Non Malicious Insiders Case Study – British Airways

British Airways was fined £20 million by the Information Commissioner’s Office (ICO) for its failure to secure customer’s financial and personal details. This substantial error meant that data of over 400,000 customers and employees was compromised after a 2018 cyber attack, with other half of this number having their bank account and card details accessed. 

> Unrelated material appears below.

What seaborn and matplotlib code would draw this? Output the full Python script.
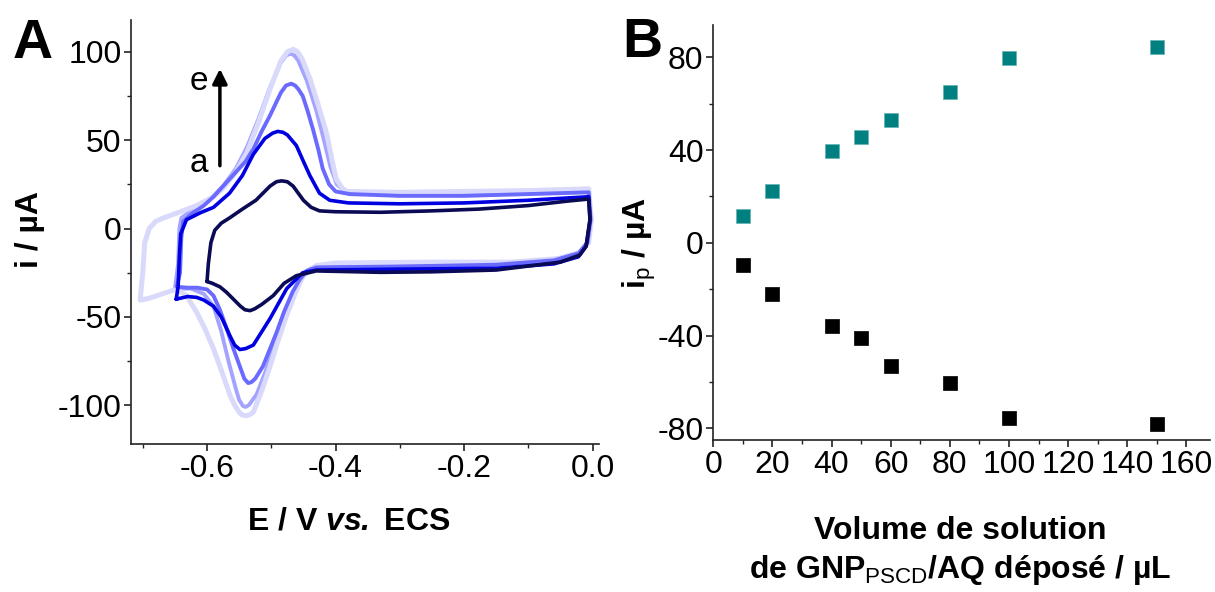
import numpy as np
import pandas as pd
import matplotlib
matplotlib.use("Agg")
import matplotlib.pyplot as plt
from matplotlib.ticker import MultipleLocator
import seaborn as sns

# ---- panel A : cyclic voltammograms a..e (E / V, i / uA)
E_a = [-0.600, -0.598, -0.594, -0.588, -0.578, -0.565, -0.545, -0.524, -0.502, -0.492,
       -0.484, -0.475, -0.466, -0.450, -0.438, -0.425, -0.400, -0.330, -0.250, -0.177,
       -0.100, -0.040, -0.006, -0.004, -0.010, -0.020, -0.050, -0.150, -0.250, -0.330,
       -0.430, -0.461, -0.480, -0.497, -0.515, -0.526, -0.533, -0.541, -0.548, -0.559,
       -0.570, -0.580, -0.592, -0.600]
i_a = [-30, -20, -8, -1, 3, 6, 11, 16, 24, 26.5,
       27, 26.5, 24, 16, 12, 10, 9.5, 9.2, 10, 11,
       13, 15.5, 16.7, 5, -10, -15, -19, -23.5, -24.5, -24.8,
       -24, -26.7, -31, -38, -43, -45.5, -46.5, -46, -44, -40,
       -36, -33, -31, -30]

E_b = [-0.648, -0.645, -0.643, -0.641, -0.632, -0.610, -0.590, -0.565, -0.545, -0.528,
       -0.510, -0.498, -0.490, -0.482, -0.475, -0.461, -0.450, -0.440, -0.425, -0.409,
       -0.380, -0.300, -0.200, -0.100, -0.006, -0.004, -0.010, -0.022, -0.060, -0.150,
       -0.300, -0.430, -0.451, -0.476, -0.502, -0.528, -0.540, -0.549, -0.557, -0.564,
       -0.578, -0.590, -0.605, -0.616, -0.630, -0.648]
i_b = [-40, -33, -15, -3, 5, 9, 12, 20, 30, 42,
       51, 54, 55, 54.5, 53, 47, 38, 30, 20, 16,
       14.5, 14, 14.5, 16, 18, 5, -10, -16, -20, -22.5,
       -23, -23.5, -25, -34, -51, -66, -68, -68.5, -66, -61,
       -50, -44, -40.5, -39, -38.5, -40]

E_c = [-0.647, -0.642, -0.640, -0.637, -0.625, -0.605, -0.590, -0.565, -0.540, -0.528,
       -0.515, -0.502, -0.485, -0.477, -0.469, -0.463, -0.458, -0.451, -0.443, -0.435,
       -0.427, -0.420, -0.410, -0.400, -0.378, -0.300, -0.200, -0.100, -0.006, -0.003,
       -0.008, -0.022, -0.060, -0.150, -0.300, -0.430, -0.445, -0.456, -0.467, -0.480,
       -0.492, -0.503, -0.513, -0.525, -0.531, -0.536, -0.542, -0.547, -0.559, -0.570,
       -0.580, -0.590, -0.600, -0.615, -0.630, -0.647]
i_c = [-33, -25, -5, 4, 8, 13, 18, 28, 38, 45,
       55, 64, 77, 81, 82, 81, 79, 75, 66, 56,
       45, 34, 25, 21, 19.5, 18.5, 18.5, 19.5, 20.5, 5,
       -8, -14, -18, -20.5, -21.5, -22, -24, -29, -36, -47,
       -59, -69, -78, -85, -87, -87.5, -85, -80, -68, -56,
       -46, -38, -34.5, -33.5, -33.5, -33]

E_d = [-0.650, -0.645, -0.643, -0.640, -0.625, -0.600, -0.575, -0.555, -0.538, -0.520,
       -0.502, -0.485, -0.477, -0.470, -0.464, -0.458, -0.445, -0.430, -0.418, -0.408,
       -0.398, -0.385, -0.330, -0.200, -0.100, -0.006, -0.003, -0.008, -0.022, -0.060,
       -0.150, -0.300, -0.430, -0.445, -0.458, -0.471, -0.484, -0.497, -0.510, -0.523,
       -0.535, -0.540, -0.544, -0.550, -0.555, -0.566, -0.578, -0.590, -0.605, -0.625,
       -0.650]
i_d = [-34, -20, 0, 6, 10, 15, 24, 34, 46, 62,
       80, 94, 98, 99, 98, 95, 84, 67, 50, 35,
       25, 21, 20, 20, 20.5, 21.5, 5, -8, -14, -17.5,
       -19.5, -20.5, -21, -24, -32, -44, -56, -68, -82, -94,
       -100, -101, -100.5, -97, -91, -76, -58, -44, -37, -34,
       -34]

E_e = [-0.704, -0.700, -0.697, -0.690, -0.680, -0.668, -0.645, -0.616, -0.590, -0.575,
       -0.555, -0.538, -0.520, -0.502, -0.485, -0.475, -0.466, -0.459, -0.452, -0.440,
       -0.427, -0.414, -0.405, -0.399, -0.390, -0.383, -0.300, -0.200, -0.100, -0.006,
       -0.002, -0.006, -0.020, -0.053, -0.125, -0.250, -0.400, -0.430, -0.451, -0.463,
       -0.476, -0.489, -0.502, -0.515, -0.528, -0.534, -0.540, -0.546, -0.550, -0.557,
       -0.564, -0.577, -0.590, -0.603, -0.616, -0.632, -0.647, -0.670, -0.690, -0.704]
i_e = [-40, -25, -8, 0, 4, 6, 9, 13, 18, 23,
       32, 43, 60, 79, 95, 100, 101.5, 100, 96, 85,
       70, 54, 38, 28, 23, 21, 20.5, 21, 21.5, 22.5,
       5, -8, -13.5, -17, -19, -19, -19.5, -21, -27, -37,
       -49, -63, -78, -92, -104, -105.5, -106, -105.5, -104, -100,
       -94.7, -81, -68, -57, -47.5, -38, -34.3, -37, -39.5, -40.5]

cv_colors = {"a": "#0a0a55", "b": "#0000e0", "c": "#6a6aff", "d": "#a4a4ff", "e": "#d9d9fc"}

# ---- panel B : peak currents vs deposited volume
volume = [10, 20, 40, 50, 60, 80, 100, 150]
ip_ox = [11.5, 22.5, 39.5, 45.5, 53, 65, 79.5, 84.5]
ip_red = [-9.5, -22, -36, -41, -53, -60.5, -75.5, -78]

sns.set_style("ticks")
plt.rcParams["font.family"] = ["Liberation Sans", "DejaVu Sans"]
plt.rcParams["axes.unicode_minus"] = False
plt.rcParams["text.color"] = "black"
plt.rcParams["axes.labelcolor"] = "black"
plt.rcParams["mathtext.fontset"] = "custom"
plt.rcParams["mathtext.rm"] = "Liberation Sans"
plt.rcParams["mathtext.it"] = "Liberation Sans:italic"
plt.rcParams["mathtext.bf"] = "Liberation Sans:bold"
plt.rcParams["mathtext.bfit"] = "Liberation Sans:italic:bold"

fig = plt.figure(figsize=(12.15, 5.92), dpi=100)
axA = fig.add_axes([0.108, 0.25, 0.385, 0.716])
axB = fig.add_axes([0.587, 0.257, 0.409, 0.701])

curves = [("d", E_d, i_d, 2.8), ("e", E_e, i_e, 3.6), ("c", E_c, i_c, 2.8),
          ("b", E_b, i_b, 2.6), ("a", E_a, i_a, 2.6)]
for name, E, I, lw in curves:
    df = pd.DataFrame({"E": E, "i": I})
    sns.lineplot(data=df, x="E", y="i", sort=False, estimator=None,
                 color=cv_colors[name], lw=lw, ax=axA)

axA.set_xlim(-0.718, 0.01)
axA.set_ylim(-122, 118)
axA.xaxis.set_minor_locator(MultipleLocator(0.1))
axA.yaxis.set_minor_locator(MultipleLocator(25))
axA.set_xticks([-0.6, -0.4, -0.2, 0.0])
axA.set_xticklabels(["-0.6", "-0.4", "-0.2", "0.0"])
axA.set_yticks([-100, -50, 0, 50, 100])
axA.set_yticklabels(["-100", "-50", "0", "50", "100"])
axA.set_xlabel(r"E / V $\mathbfit{vs.}\ $ECS", fontsize=23, fontweight="bold")
axA.set_ylabel("i / µA", fontsize=23, fontweight="bold")
axA.xaxis.set_label_coords(0.464, -0.148)
axA.yaxis.set_label_coords(-0.184, 0.507)

# arrow a -> e
axA.annotate("", xy=(-0.580, 92), xytext=(-0.580, 34),
             arrowprops=dict(arrowstyle="-|>", color="black", lw=2.5, mutation_scale=22))
axA.text(-0.613, 83, "e", fontsize=24, ha="center", va="center")
axA.text(-0.613, 37, "a", fontsize=24, ha="center", va="center")

sns.scatterplot(x=volume, y=ip_ox, marker="s", s=115, color="#008080",
                edgecolor="#66b3b3", linewidth=0.5, ax=axB)
sns.scatterplot(x=volume, y=ip_red, marker="s", s=115, color="black",
                edgecolor="black", linewidth=0.5, ax=axB)
axB.set_xlim(0, 168)
axB.set_ylim(-85, 94)
axB.xaxis.set_minor_locator(MultipleLocator(10))
axB.yaxis.set_minor_locator(MultipleLocator(20))
axB.set_xticks(range(0, 161, 20))
axB.set_yticks([-80, -40, 0, 40, 80])
axB.set_xlabel("Volume de solution\nde GNP$_{\\mathrm{PSCD}}$/AQ déposé / µL",
               fontsize=23, fontweight="bold", linespacing=1.3)
axB.set_ylabel(r"i$_{\mathrm{p}}$ / µA", fontsize=23, fontweight="bold")
axB.xaxis.set_label_coords(0.497, -0.183)
axB.yaxis.set_label_coords(-0.111, 0.475)

for ax in (axA, axB):
    sns.despine(ax=ax)
    for sp in ("left", "bottom"):
        ax.spines[sp].set_linewidth(1.2)
        ax.spines[sp].set_color("#222222")
    ax.tick_params(which="major", direction="out", length=5, width=1.2,
                   labelsize=23, pad=2, colors="#222222", labelcolor="black")
    ax.tick_params(which="minor", direction="out", length=3, width=1.0, colors="#222222")

fig.text(0.027, 0.925, "A", fontsize=40, fontweight="bold", ha="center", va="center")
fig.text(0.529, 0.928, "B", fontsize=40, fontweight="bold", ha="center", va="center")

fig.savefig("out.png", dpi=100)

This breach in cyber security was the result of a lack of adequate cyber security measures taken throughout the company. It is believed that had British Airways implemented simple steps in their cyber security methods, the attack could have been prevented. This could have encompassed basic cyber security practices such as use of multi-factor authentication, security testing, and limiting users’ access to applications to those only required of their role. The failure to apply these basic measures meant that the company was extremely vulnerable to attack, and left those within the company with unsecure accounts and dangerous cyber security habits. Further, a known vulnerability existed in a piece of software called Modernizr, and so an update for this was created. However, BA had not updated this software since 2012, leaving this obvious vulnerability open for years. It then took over two months for British Airways to notice that the cyber attack had taken place, exemplifying a deep issue in the cyber security practices of the company. 

As the ICO has suggested, if British Airways had taken the necessary measures to protect the large amounts of personal data which the company processes, then the 2018 attack would have been unlikely to have succeeded. These inadequacies were likely unintentional, though cost the company millions, along with their reputation, demonstrating that strong cyber security measures are often not difficult or expensive, but are usually effective.